May 18, 2017
2:15 PM - 5:00 PM Overland Park Convention Center 6000 College Blvd
Overland Park, KS
Ethics Minefields Created by the Yates Memo
Speakers: Scott Palecki and Panel Discussion with Alex Schulte and David Green
This session will survey issues and practical problems arising out of the Yates Memo dated September 9, 2015 Issued by Deputy Attorney General Sally Quillian Yates. Topics to be addressed include:
- Scope of representation – KRPC 1.2.
- Organization as client – KRPC 1.13.
- Communications with company employees and other “constituents.”
- Protecting company privilege.
- Up-the-ladder reporting.
- Potential conflicts of interest representing corporation and employees/constituents – KRPC 1.7 and 1.8(b), (g), and (h).
- Dealing with unrepresented persons – KRPC 4.3.
- Fairness to opposing party (the government) and counsel (the DOJ) – KRPC 3.4(f).
- Communication with Person Represented by Counsel – KRPC 4.2.
The September 9, 2015 Yates Memo, the September 13, 2015 Yates Comments, and the June 9, 2016 Assistant Attorney General Bill Baer Comments will be addressed. Ethics rules to be addressed include Kansas Rules of Professional Conduct 1.2, 1.13, 1.7, 1.8, 4.3, 3.4, and 4.2, related interpretive opinions and case law, including the September 2016 Tuomey CEO (Ralph Cox III) $1 million settlement with exclusion; and statutory and common law attorney-client privileges.
Roundup of Current Ethics Issues and Cases and Cybersecurity Ethical Issues
Speakers: Scott Nehrbass and Daniel Buller
- Just how “black-and-white” is that rule against a criminal matter being used as leverage in a civil matter? Compare KRPC Rule 8.4(d) with Colo. R. of Prof’l Conduct 4.5(a) (2008); ABA Ethics Opinion 92-363; Nick Badgerow, Rattling the Saber: The Ethics of Threatening Criminal & Disciplinary Prosecution, 61 J. Mo. B. 13 (Jan. - Feb. 2005); Richmond & Faughnan, Professional Responsibility in Litigation, at pp. 28-56 (2011); In re Pyle, 278 Kan. 230, 91 P.3d 1222 (2004) (involving attorney threat to turn the facts of the case over to the Disciplinary Administrator).

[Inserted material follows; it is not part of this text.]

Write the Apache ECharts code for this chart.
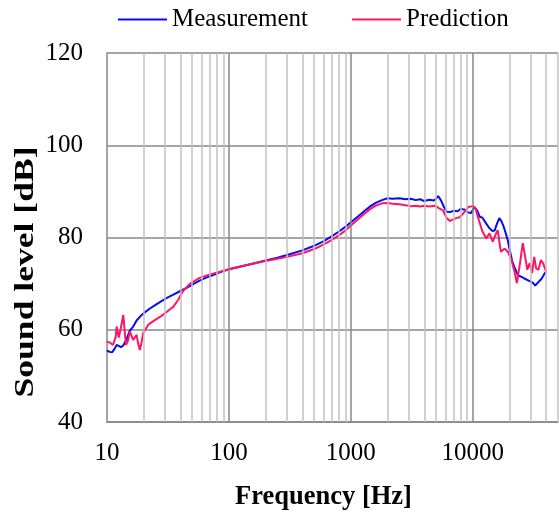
<!DOCTYPE html>
<html>
<head>
<meta charset="utf-8">
<script src="https://cdn.jsdelivr.net/npm/echarts@6/dist/echarts.min.js"></script>
<style>
  html, body { margin: 0; padding: 0; background: #fff; }
  #chart { width: 559px; height: 517px; }
</style>
</head>
<body>
<div id="chart"></div>
<script>
// measured curve
var measFreq = [10, 10.5, 11, 11.5, 12, 12.5, 13, 13.6, 14.5, 15.4, 16.4, 17.5, 18.6, 20, 22.5, 25, 28, 31, 35, 40,
  45, 50, 57, 65, 75, 85, 100, 120, 150, 200, 250, 300, 400, 500, 600, 700, 800, 900, 1000, 1150,
  1300, 1450, 1600, 1800, 2000, 2200, 2500, 2800, 3100, 3400, 3700, 4000, 4400, 4800, 5000, 5200, 5500, 5800, 6100, 6500,
  7000, 7500, 8000, 8600, 9200, 9700, 10300, 10800, 11400, 12000, 12900, 13700, 14500, 15100, 15800, 16500, 17200, 17900, 18600, 19400,
  20200, 21000, 22000, 23500, 25000, 27000, 29000, 31000, 32500, 33500, 35000, 36500, 37700, 39000, 40000];
var measLevel = [55.5, 55.2, 55.1, 55.8, 56.7, 56.5, 56.2, 56.6, 58.0, 59.8, 60.7, 62.0, 62.8, 63.6, 64.6, 65.4, 66.2, 66.9, 67.6, 68.4,
  69.1, 69.8, 70.6, 71.3, 71.9, 72.5, 73.1, 73.6, 74.2, 75.0, 75.6, 76.2, 77.2, 78.2, 79.2, 80.3, 81.3, 82.3, 83.3, 84.6,
  85.8, 86.8, 87.5, 88.1, 88.5, 88.4, 88.5, 88.3, 88.4, 88.1, 88.3, 87.9, 88.2, 88.0, 88.4, 89.0, 88.0, 86.6, 85.6, 85.5,
  85.8, 85.7, 86.2, 86.0, 85.4, 85.3, 86.6, 86.0, 84.5, 84.3, 83.0, 82.0, 81.4, 81.5, 83.0, 84.2, 83.5, 82.4, 81.0, 79.3,
  77.0, 75.0, 73.5, 71.8, 71.5, 71.0, 70.6, 70.2, 69.6, 69.4, 70.5, 71.0, 71.6, 72.3, 72.5];

// predicted curve
var predFreq = [10, 10.6, 11.2, 11.8, 12, 12.5, 13, 13.6, 14.3, 14.8, 15.4, 16.4, 17.5, 18, 18.6, 19.3, 19.8, 21.8, 24.7, 28,
  31, 35, 38.4, 42, 48, 58, 70, 85, 100, 120, 150, 200, 250, 300, 400, 500, 600, 700, 800, 900,
  1000, 1150, 1300, 1450, 1600, 1800, 2000, 2200, 2500, 2800, 3100, 3400, 3700, 4000, 4400, 4800, 5000, 5300, 5700, 6100,
  6500, 7000, 7300, 7800, 8340, 9160, 10070, 10500, 11080, 12000, 12900, 13700, 14600, 15300, 16000, 17000, 18300, 19400, 20800, 22000,
  23000, 24400, 25700, 26900, 28000, 29200, 30600, 31900, 33100, 34600, 36200, 37800, 39400, 40000];
var predLevel = [57.4, 57.2, 56.7, 58.5, 60.7, 58.3, 60.5, 63.2, 56.7, 57.5, 59.6, 57.8, 58.9, 57.0, 55.6, 57.5, 59.3, 61.1, 62.1, 63.0,
  63.9, 65.0, 66.5, 68.4, 70.0, 71.3, 72.0, 72.6, 73.1, 73.6, 74.2, 74.9, 75.4, 75.8, 76.6, 77.5, 78.5, 79.5, 80.5, 81.5,
  82.6, 84.0, 85.2, 86.2, 86.9, 87.4, 87.5, 87.3, 87.2, 87.0, 86.8, 86.9, 86.7, 86.9, 86.7, 86.9, 86.8, 86.3, 85.9, 84.2,
  83.6, 84.0, 84.2, 84.4, 85.2, 86.6, 86.8, 86.4, 84.2, 81.3, 79.8, 80.9, 79.1, 80.5, 81.6, 76.9, 77.6, 76.9, 75.1, 72.6,
  70.1, 74.4, 78.8, 75.8, 73.0, 74.4, 72.3, 75.8, 73.3, 73.0, 75.1, 74.4, 73.0, 72.5];

var majorLines = [100, 1000, 10000];
var minorLines = [20, 30, 40, 50, 60, 70, 80, 90, 200, 300, 400, 500, 600, 700, 800, 900,
  2000, 3000, 4000, 5000, 6000, 7000, 8000, 9000, 20000, 30000, 40000, 50000];
var yTicks = [40, 60, 80, 100, 120];

var FONT = "'Liberation Serif', 'Times New Roman', serif";
var darkGrid = '#878787';
var lightGrid = '#c0c0c0';

function pairs(xs, ys) {
  return xs.map(function (x, i) { return [x, ys[i]]; });
}

var gridMarks = minorLines.map(function (v) {
  return { xAxis: v, lineStyle: { color: lightGrid, width: 1.5, type: 'solid' } };
}).concat(majorLines.map(function (v) {
  return { xAxis: v, lineStyle: { color: darkGrid, width: 1.5, type: 'solid' } };
}));

var chart = echarts.init(document.getElementById('chart'));
chart.setOption({
  animation: false,
  backgroundColor: '#fff',
  textStyle: { fontFamily: FONT },
  legend: {
    data: ['Measurement', 'Prediction'],
    left: 118,
    top: 7,
    padding: 0,
    itemWidth: 49,
    itemHeight: 2,
    itemGap: 44,
    icon: 'rect',
    textStyle: { fontFamily: FONT, fontSize: 25, color: '#000' }
  },
  grid: { left: 107, top: 53, right: 1, bottom: 95 },
  xAxis: {
    type: 'log',
    logBase: 10,
    min: 10,
    max: 50000,
    axisLine: { show: true, lineStyle: { color: darkGrid, width: 1.5 } },
    axisTick: { show: false },
    splitLine: { show: false },
    axisLabel: {
      fontFamily: FONT, fontSize: 25, color: '#000', margin: 19,
      showMaxLabel: false,
      formatter: function (v) {
        return majorLines.concat([10]).indexOf(Math.round(v)) >= 0 ? String(Math.round(v)) : '';
      }
    }
  },
  yAxis: {
    type: 'value',
    min: yTicks[0],
    max: yTicks[yTicks.length - 1],
    interval: 20,
    axisLine: { show: true, lineStyle: { color: darkGrid, width: 1.5 } },
    axisTick: { show: false },
    splitLine: { show: true, lineStyle: { color: darkGrid, width: 1.5 } },
    axisLabel: { fontFamily: FONT, fontSize: 25, color: '#000', margin: 24 }
  },
  graphic: [
    {
      type: 'text', x: 323.5, y: 497,
      style: { text: 'Frequency [Hz]', font: 'bold 26.5px ' + FONT, fill: '#000', align: 'center', verticalAlign: 'middle' }
    },
    {
      type: 'text', x: 26, y: 272, rotation: Math.PI / 2, scaleX: 1.27,
      style: { text: 'Sound level [dB]', font: 'bold 28px ' + FONT, fill: '#000', align: 'center', verticalAlign: 'middle' }
    }
  ],
  series: [
    {
      name: 'grid',
      type: 'line',
      data: [],
      z: 1,
      silent: true,
      markLine: {
        silent: true,
        symbol: ['none', 'none'],
        label: { show: false },
        animation: false,
        data: gridMarks
      }
    },
    {
      name: 'Measurement',
      type: 'line',
      z: 3,
      symbol: 'none',
      color: '#0a0af5',
      lineStyle: { width: 2, color: '#0a0af5' },
      data: pairs(measFreq, measLevel)
    },
    {
      name: 'Prediction',
      type: 'line',
      z: 4,
      symbol: 'none',
      color: '#ff1466',
      lineStyle: { width: 2, color: '#ff1466' },
      data: pairs(predFreq, predLevel)
    }
  ]
});
</script>
</body>
</html>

- Total Recall Technologies v Lucky, U.S. Dist. Ct., N.D. Cal, Case No. 15-02281 (April 4, 2016): Disclosure of attorney client privileged communications to non-employee/non-owner business confidant waived privilege.
- ABA Proposes Amendment to MRPC Rule 8.4 to explicitly make discriminatory or harassing conduct a violation of the ethical rules. “Amended Model Rule 8.4 contains new paragraph (g) that establishes a black letter rule prohibiting harassment and discrimination in the practice of law.” – Letter from ABA to Chief Justice Lawton Nuss, September 29, 2016.
- Do I really need to be licensed? Al Jazeera General Counsel fired after press learns he was never licensed in New York. No excuses with Supreme Court Rule 712.
- Robbing a Bank – It will cost you your license … Former Kovatch Mobile Equipment Corp GC Disbarred for Robbing a Bank., Pa. Supreme Court, No. 2253 Disciplinary Docket No. 3 (2016).
- GM Corporate Lawyers Escape Disciplinary Action in Ignition Switch fiasco. March 2016. KRPC 1.6 Confidentiality.
- No good deed goes unpunished: Be careful when helping out-of-state family members with legal problems. In re Panel File 39302, No. A15-2078 (Minn. Sup. Ct. Aug. 31, 2016).
- Is that bonus an excessive fee? Company attempts to use Rule 1.5 to disgorge wages from former in-house counsel. Chism v. Tri-State Construction, Inc., No. 72833-0-1 (Wash. Ct. App. May 9, 2016).
- Cybersecurity Ethical Issues
- Ethical and legal obligations relating to cybersecurity
- The evolving cyber-threat landscape and “reasonable” data security practices
- Brown v. Tellermate Holdings, Ltd., 2014 WL 2987051 (S.D. Ohio). Attorneys need at least a base level understanding of client data and systems and should involve experts when appropriate
- Anatomy of a data breach - the Target and Home Depot data breaches
- Federal and state cybersecurity laws
- Risk Assessment Tools
- Columbia Casualty Co. v. Cottage Health Sys, Sys., Case No. CV 15-03432 DPP (C.D. Cal., July 17, 2015). Lessons from an early cyber insurance case.